Raised by an Iranian father and a Tanzanian mother, she draws inspiration from East-African and Middle Eastern cultures. Exploring the myths and folklores of her cultural heritage, she is particularly captivated by Scheherazade, a character in the collection of tales, One Thousand and One Nights.

A girl with arabic written on her arms and face lies with her eyes closed
A still from One Thousand and One Nights in Zanzibar.

“By telling a story, [Scheherazade] healed and humanized the evil dictator [King Shahriar],” said Khoshmehr. “I was always curious how she did that. I found the story of the political sexual violence that my mom’s family underwent under a dictatorship very similar to the actions of the king in One Thousand and One Nights.”

Khoshmehr is using the grant to fund her travel expenses back to Africa, allowing her to further delve into the story and personally meet those affected by the violence. 

“I am grateful for the grant and the opportunity that UFVA is giving me to meet new people and broaden the audience scope,” said Khoshmehr. 

Khoshmehr said VMA Professor Marc Fields encouraged her to dig deeper into the research to explore the personal and emotional dimensions of the story. 

  • A still image from the film One Thousand and One Nights in Zanzibar
  • A person sitting in a canoe-like structure with a VR headset on
  • A person wears a VR headset

“I stumbled upon this family secret by accident, and it was during [Fields’] Documentary Film class that I initially shared my very small findings about why my mom escaped Tanzania,” said Khoshmehr. “He was the one who transformed this small clue into such a meaningful, personal, and deep project by consistently supporting and mentoring me.”

She credited Fields’ Advanced Documentary Workshop course for introducing her to hybrid documentaries, which combine traditional documentary storytelling with experimental filmmaking.

Making the film has led Khoshmehr to reflect on her self-discovery and creative journey, while also encouraging future storytellers to be resilient despite any setbacks. 

“On the path to making a documentary, you find not just your story, but also your real self and special style,” said Khoshmehr. “Even with challenges, I stayed strong.

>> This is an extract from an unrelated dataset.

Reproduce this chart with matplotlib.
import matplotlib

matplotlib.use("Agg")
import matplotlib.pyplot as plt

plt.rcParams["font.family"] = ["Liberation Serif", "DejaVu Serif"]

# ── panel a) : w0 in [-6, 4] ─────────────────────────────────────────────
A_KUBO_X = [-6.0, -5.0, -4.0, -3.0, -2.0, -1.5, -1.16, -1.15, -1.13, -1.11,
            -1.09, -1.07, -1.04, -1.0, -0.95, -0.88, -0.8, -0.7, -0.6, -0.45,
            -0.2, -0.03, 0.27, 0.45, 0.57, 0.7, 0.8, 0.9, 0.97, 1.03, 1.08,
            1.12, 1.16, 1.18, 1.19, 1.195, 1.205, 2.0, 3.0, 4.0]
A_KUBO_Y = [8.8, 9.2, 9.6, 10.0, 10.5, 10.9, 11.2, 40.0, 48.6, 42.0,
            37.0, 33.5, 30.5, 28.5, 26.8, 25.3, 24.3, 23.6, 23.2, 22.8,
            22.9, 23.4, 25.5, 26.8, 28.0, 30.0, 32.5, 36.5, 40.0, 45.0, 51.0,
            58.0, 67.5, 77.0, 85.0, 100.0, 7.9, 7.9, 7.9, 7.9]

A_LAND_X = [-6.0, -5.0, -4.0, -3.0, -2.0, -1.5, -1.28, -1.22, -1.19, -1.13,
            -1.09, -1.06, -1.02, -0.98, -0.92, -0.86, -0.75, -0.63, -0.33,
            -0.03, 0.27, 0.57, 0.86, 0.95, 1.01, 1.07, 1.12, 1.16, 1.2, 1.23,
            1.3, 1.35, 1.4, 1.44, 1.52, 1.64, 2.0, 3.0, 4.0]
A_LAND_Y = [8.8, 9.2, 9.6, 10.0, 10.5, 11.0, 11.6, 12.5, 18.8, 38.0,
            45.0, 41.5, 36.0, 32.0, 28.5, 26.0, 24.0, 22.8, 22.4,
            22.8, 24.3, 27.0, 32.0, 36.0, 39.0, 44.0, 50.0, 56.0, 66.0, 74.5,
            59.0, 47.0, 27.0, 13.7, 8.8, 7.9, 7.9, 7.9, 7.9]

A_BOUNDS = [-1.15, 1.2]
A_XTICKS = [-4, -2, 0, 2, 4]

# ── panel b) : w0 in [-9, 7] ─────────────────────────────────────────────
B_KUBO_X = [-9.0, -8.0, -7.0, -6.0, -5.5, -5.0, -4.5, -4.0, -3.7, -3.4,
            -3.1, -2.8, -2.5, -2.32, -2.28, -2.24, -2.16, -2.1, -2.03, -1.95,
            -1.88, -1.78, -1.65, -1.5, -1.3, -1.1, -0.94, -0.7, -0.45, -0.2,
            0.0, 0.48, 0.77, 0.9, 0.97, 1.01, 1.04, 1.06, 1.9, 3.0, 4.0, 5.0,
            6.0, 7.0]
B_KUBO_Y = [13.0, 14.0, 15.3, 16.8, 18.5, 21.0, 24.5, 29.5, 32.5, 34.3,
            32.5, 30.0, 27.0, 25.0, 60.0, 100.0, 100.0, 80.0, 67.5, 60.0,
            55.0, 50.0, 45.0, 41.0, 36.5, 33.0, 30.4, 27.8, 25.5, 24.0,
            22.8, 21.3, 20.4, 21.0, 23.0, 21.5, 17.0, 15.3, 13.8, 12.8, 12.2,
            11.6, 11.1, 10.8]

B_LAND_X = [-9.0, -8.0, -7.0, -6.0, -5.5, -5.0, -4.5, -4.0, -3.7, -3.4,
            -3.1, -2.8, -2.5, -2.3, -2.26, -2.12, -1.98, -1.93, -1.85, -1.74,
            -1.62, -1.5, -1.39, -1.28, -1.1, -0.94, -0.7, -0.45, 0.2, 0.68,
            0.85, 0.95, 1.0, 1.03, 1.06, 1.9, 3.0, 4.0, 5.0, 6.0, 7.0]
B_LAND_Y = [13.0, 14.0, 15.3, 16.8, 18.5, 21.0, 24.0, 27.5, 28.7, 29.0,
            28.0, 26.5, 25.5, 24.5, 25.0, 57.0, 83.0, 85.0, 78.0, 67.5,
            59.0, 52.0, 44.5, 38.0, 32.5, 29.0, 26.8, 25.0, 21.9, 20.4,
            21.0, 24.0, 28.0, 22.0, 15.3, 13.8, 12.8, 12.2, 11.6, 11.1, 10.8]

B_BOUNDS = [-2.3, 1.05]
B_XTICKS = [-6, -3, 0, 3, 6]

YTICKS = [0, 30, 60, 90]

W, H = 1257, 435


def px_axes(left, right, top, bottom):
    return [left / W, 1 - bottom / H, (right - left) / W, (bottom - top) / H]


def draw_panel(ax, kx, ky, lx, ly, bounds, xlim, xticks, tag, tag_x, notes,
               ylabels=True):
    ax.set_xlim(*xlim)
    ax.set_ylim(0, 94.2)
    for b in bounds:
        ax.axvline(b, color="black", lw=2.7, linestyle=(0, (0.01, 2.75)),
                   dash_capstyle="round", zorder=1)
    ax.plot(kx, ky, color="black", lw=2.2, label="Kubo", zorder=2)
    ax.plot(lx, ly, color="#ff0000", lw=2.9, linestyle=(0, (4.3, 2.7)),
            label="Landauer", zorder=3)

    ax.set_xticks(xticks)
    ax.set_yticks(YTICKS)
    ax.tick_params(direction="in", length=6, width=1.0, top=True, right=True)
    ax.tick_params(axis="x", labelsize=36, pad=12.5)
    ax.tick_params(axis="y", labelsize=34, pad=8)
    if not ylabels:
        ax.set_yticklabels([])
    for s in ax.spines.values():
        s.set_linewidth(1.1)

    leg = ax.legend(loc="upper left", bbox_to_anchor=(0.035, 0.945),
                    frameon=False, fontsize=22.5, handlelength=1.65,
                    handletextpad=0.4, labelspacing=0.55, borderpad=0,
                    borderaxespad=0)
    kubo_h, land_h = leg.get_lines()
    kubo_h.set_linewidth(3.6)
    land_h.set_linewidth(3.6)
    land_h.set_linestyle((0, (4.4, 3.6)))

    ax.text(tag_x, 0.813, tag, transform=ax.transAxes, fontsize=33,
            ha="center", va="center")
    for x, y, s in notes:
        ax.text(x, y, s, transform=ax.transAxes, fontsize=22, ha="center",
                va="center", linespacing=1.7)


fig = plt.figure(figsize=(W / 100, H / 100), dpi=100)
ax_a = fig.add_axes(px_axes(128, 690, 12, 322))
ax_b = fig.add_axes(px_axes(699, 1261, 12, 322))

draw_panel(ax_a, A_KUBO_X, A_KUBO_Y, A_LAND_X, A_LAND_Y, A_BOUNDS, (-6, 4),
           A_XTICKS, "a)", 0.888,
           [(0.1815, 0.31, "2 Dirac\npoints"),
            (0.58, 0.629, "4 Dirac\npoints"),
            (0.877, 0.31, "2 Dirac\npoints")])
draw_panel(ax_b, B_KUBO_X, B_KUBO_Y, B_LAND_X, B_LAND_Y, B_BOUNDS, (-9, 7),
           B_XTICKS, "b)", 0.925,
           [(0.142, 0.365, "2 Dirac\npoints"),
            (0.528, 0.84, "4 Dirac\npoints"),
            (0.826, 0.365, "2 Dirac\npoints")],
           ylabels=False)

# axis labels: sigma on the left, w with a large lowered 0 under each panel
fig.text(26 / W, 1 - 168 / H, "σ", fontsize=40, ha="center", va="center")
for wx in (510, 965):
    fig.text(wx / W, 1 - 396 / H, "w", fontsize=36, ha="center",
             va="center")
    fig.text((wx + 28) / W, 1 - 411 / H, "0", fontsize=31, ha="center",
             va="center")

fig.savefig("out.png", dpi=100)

To all storytellers out there: Don’t give up. Find the story that needs telling.”

Hua’s Blue Bird

Shot on multi-16 mm, Hue’s film, Blue Bird, explores the journey of a bird’s soul to find its body, a metaphor for a journey of self-discovery. 

Yue Hua
Yue Hua, MFA ’24

“The work reflects my personal journey to find myself, as well as my meditations on the relationship between spirit and body and the struggle to accept and love myself,” said Hua.

When Hua moved to the United States from China three years ago, she was uncertain about her aspirations. She found inspiration in a bird that many shun.

“Two years ago, I started to film footage of pigeons walking around the city and I began to feel a connection to it,” said Hua. “At that time, I was taking [VMA Associate Professor] Paul Turano’s Analog Film Production course and it was super inspiring. I kept working with analog film the following semester and I started to shoot even more footage about birds, and that is how the project started. ”

  • Film on a light board
  • A still image of a water feature
  • Two people stand behind film projectors.
  • A collage of four images

VMA Assistant Professor Malic Amalya’s Experimental Media course introduced her to use alternative methods of storytelling through painting, dance, literature, and poetry.

“By experimenting with images, sound, poems, and language, I construct bridges spanning the distance between spoken and unspoken, false and vague, past and memory,” said Hua. “Areas such as making film print, print sound, and distribution, all cost money so that is where the grant funds will go,” explained Hua.